***** COLLECTED DATA

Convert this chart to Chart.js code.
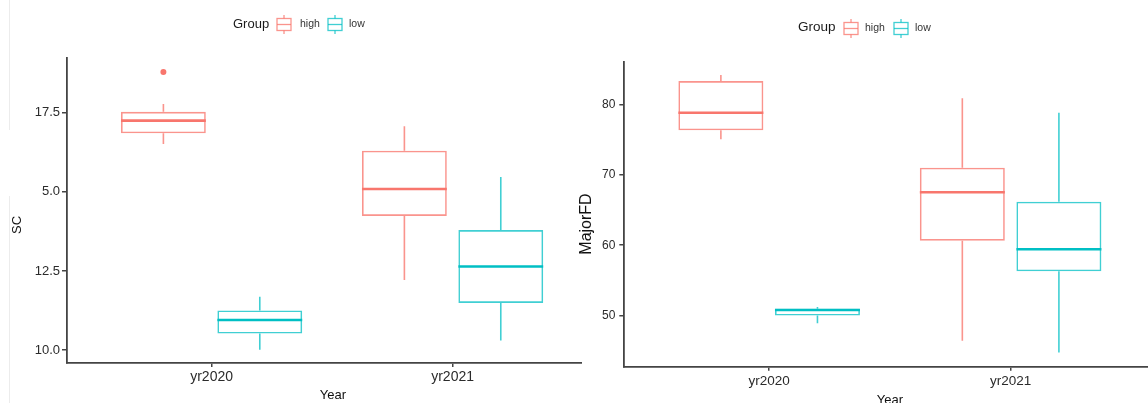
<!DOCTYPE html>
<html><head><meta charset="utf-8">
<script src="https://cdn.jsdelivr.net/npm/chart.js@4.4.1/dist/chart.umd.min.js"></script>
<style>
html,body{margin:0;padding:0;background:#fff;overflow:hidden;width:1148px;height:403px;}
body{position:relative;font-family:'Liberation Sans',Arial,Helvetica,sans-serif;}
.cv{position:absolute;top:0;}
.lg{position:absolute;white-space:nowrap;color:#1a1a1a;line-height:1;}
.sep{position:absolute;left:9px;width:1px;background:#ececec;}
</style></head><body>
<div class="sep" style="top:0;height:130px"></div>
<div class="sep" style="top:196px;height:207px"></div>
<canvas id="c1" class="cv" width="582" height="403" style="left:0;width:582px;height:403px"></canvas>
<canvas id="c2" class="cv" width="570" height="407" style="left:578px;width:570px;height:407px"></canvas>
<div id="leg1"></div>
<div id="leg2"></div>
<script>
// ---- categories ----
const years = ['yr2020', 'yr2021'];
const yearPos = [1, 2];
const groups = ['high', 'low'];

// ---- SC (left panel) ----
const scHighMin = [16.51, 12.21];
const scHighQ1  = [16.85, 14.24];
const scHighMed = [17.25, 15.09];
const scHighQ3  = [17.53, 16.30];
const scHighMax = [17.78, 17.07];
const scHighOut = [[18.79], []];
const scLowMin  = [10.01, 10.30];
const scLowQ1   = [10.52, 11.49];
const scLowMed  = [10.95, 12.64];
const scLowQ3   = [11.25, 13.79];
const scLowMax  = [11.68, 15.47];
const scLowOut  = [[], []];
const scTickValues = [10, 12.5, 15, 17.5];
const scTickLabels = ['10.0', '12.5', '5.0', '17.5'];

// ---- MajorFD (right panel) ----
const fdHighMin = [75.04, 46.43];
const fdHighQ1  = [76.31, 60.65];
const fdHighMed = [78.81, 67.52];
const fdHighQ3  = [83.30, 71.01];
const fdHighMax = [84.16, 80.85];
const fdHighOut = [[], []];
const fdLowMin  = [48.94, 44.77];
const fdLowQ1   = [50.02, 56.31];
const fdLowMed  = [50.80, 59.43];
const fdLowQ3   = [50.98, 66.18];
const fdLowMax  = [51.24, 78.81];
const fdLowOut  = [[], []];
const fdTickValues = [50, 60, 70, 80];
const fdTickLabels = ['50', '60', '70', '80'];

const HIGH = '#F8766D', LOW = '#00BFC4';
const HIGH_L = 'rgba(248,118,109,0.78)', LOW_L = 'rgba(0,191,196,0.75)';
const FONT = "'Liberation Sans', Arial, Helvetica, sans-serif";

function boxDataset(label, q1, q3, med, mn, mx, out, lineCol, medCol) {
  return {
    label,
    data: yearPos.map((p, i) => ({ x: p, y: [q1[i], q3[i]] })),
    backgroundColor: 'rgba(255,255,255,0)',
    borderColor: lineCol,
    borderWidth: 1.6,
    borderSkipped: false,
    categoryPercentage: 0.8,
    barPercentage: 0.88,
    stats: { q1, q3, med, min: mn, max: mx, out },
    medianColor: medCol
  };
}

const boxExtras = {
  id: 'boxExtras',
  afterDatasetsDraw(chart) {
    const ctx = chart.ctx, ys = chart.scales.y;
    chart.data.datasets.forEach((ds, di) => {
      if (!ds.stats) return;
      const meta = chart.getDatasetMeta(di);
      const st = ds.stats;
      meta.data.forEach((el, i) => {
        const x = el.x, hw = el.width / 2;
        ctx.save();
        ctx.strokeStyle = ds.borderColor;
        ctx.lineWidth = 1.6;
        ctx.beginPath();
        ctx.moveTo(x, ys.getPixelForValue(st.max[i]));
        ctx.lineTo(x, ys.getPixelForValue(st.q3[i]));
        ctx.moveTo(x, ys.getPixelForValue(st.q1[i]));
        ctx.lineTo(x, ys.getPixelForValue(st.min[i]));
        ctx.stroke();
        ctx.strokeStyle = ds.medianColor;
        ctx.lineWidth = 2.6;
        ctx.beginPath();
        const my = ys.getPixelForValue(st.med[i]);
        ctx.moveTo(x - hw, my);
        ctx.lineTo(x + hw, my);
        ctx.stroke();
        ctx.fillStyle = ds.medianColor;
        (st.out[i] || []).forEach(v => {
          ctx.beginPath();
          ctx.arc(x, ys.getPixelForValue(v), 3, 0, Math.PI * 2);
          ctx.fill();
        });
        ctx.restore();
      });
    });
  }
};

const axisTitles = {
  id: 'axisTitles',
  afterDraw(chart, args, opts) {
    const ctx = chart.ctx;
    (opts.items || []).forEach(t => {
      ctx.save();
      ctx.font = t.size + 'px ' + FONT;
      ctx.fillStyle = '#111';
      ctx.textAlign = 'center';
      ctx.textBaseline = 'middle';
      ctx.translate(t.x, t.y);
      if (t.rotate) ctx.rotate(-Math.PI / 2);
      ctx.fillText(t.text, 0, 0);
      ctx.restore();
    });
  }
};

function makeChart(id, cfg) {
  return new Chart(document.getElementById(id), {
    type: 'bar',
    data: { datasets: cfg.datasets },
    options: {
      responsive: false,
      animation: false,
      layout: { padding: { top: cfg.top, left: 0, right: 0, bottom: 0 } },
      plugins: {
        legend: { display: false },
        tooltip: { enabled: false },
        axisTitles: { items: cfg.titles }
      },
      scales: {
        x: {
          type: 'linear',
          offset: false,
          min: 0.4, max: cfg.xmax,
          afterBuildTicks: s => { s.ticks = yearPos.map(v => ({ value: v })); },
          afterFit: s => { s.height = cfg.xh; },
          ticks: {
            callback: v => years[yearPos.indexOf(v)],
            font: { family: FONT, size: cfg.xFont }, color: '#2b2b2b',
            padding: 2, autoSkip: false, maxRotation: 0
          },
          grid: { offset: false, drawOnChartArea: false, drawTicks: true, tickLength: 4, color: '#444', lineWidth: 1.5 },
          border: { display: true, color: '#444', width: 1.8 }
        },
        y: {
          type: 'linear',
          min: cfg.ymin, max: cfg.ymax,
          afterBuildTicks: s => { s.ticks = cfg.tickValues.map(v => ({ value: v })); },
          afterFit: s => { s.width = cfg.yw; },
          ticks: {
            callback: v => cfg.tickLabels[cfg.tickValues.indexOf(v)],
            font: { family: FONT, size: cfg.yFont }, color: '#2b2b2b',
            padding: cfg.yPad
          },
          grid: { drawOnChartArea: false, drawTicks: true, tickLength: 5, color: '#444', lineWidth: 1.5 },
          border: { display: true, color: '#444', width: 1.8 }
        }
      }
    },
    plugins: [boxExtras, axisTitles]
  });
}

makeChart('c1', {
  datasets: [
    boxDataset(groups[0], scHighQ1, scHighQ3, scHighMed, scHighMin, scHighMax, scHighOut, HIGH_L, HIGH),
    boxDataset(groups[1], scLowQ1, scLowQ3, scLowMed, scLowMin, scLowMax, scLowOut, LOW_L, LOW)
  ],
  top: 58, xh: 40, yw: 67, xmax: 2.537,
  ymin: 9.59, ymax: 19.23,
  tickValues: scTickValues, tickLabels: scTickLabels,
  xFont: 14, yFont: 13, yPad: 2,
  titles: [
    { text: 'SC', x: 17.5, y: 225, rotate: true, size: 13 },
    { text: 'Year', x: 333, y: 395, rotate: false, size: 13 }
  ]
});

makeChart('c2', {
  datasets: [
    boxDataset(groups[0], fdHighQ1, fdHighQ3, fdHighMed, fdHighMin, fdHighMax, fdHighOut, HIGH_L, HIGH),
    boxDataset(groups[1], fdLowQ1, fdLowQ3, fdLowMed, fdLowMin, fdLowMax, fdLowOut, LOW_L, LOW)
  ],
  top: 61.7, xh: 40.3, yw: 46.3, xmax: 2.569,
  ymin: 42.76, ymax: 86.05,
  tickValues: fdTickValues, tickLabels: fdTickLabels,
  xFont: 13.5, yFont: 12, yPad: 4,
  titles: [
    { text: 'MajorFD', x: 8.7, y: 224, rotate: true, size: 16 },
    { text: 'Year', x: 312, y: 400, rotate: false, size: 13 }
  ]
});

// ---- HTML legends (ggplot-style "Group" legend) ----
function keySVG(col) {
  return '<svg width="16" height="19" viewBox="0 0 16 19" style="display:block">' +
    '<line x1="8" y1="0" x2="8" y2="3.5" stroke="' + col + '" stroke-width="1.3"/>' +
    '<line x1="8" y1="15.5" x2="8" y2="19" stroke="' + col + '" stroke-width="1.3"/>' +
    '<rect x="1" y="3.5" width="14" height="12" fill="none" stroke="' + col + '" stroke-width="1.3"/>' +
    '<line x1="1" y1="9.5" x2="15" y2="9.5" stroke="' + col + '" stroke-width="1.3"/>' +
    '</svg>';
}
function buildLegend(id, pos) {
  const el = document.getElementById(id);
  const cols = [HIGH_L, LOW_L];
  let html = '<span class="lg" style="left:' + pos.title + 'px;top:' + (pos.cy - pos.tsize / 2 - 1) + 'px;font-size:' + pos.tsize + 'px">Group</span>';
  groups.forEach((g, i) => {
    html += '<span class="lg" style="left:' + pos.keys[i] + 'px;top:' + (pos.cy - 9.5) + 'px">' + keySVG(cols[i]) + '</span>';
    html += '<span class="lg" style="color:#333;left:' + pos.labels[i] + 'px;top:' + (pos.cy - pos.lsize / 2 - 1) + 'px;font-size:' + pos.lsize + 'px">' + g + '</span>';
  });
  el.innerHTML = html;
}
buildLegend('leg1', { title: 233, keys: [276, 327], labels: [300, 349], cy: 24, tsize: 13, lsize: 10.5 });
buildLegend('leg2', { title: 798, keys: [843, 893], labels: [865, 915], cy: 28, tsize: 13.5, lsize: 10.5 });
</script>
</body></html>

**********

WHAT THE TASK ASKS: Quote, exactly and only, the lines from the first line of the data above through the line containing "const scTickLabels = ['10.0', '12.5', '5.0', '17.5'];". The pictures do not belong in it.

WRITTEN RESPONSE:
Convert this chart to Chart.js code.
<!DOCTYPE html>
<html><head><meta charset="utf-8">
<script src="https://cdn.jsdelivr.net/npm/chart.js@4.4.1/dist/chart.umd.min.js"></script>
<style>
html,body{margin:0;padding:0;background:#fff;overflow:hidden;width:1148px;height:403px;}
body{position:relative;font-family:'Liberation Sans',Arial,Helvetica,sans-serif;}
.cv{position:absolute;top:0;}
.lg{position:absolute;white-space:nowrap;color:#1a1a1a;line-height:1;}
.sep{position:absolute;left:9px;width:1px;background:#ececec;}
</style></head><body>
<div class="sep" style="top:0;height:130px"></div>
<div class="sep" style="top:196px;height:207px"></div>
<canvas id="c1" class="cv" width="582" height="403" style="left:0;width:582px;height:403px"></canvas>
<canvas id="c2" class="cv" width="570" height="407" style="left:578px;width:570px;height:407px"></canvas>
<div id="leg1"></div>
<div id="leg2"></div>
<script>
// ---- categories ----
const years = ['yr2020', 'yr2021'];
const yearPos = [1, 2];
const groups = ['high', 'low'];

// ---- SC (left panel) ----
const scHighMin = [16.51, 12.21];
const scHighQ1  = [16.85, 14.24];
const scHighMed = [17.25, 15.09];
const scHighQ3  = [17.53, 16.30];
const scHighMax = [17.78, 17.07];
const scHighOut = [[18.79], []];
const scLowMin  = [10.01, 10.30];
const scLowQ1   = [10.52, 11.49];
const scLowMed  = [10.95, 12.64];
const scLowQ3   = [11.25, 13.79];
const scLowMax  = [11.68, 15.47];
const scLowOut  = [[], []];
const scTickValues = [10, 12.5, 15, 17.5];
const scTickLabels = ['10.0', '12.5', '5.0', '17.5'];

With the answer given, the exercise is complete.